Monday 21 May 2012

słońce

po wielu tygodniach, chyba nawet latach, tak to czuję. Zaliczyłam tej wiosny dwie depresje zimowe. Nie przesadzam. Wyszło prawdziwe słońce, przypiekające, zobaczyłam błękit nieba. Mój mózg drgnął. Na razie wymyśliłam, że moja bytność głównie z samą sobą sprawia obumieranie. Znowu nie przesadzam.
Wciąż myślę, nie dzielę się z nikim moimi spostrzeżeniami, nie ma wymiany, kontaktu. Jedyną, słuszną ilość ludzi spotykam w pracy gdzie wszyscy jesteśmy zabiegani, rozmowy są krótkie, miałkie.
Zaczęłam się stresować samym przebywaniem wokół ludzi, wymyślam że mnie unikają, że jestem ponura i smutna no i oczywiście zawsze zmartwiona i zdołowana. Nie mam ochoty rozmawiać w żadnym języku i z nikim.
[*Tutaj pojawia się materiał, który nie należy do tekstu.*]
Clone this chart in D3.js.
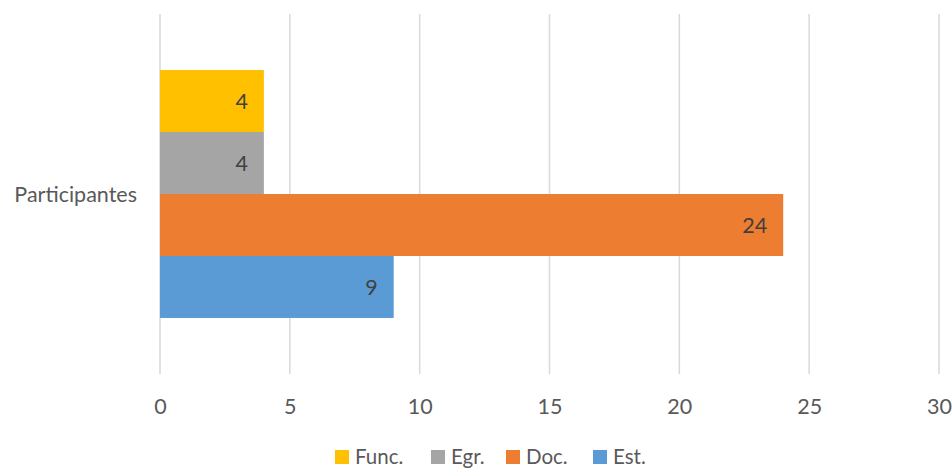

Nie mam pomysłu jak to zmienić.

Wiem że powinnam być sobą

W popszednim tygodniu Jola powiedziała że jestem zawsze pogodna.
Przebywam ze swoją córeczką i to z nią mogę się dzielić tym o czym myślę. A przede wszystkim skupiać się na tym co robimy, co nas otacza, gdzie jesteśmy.
Ograniczyć komputerowanie i działać, działać. Daje mi to energię, więcej energii.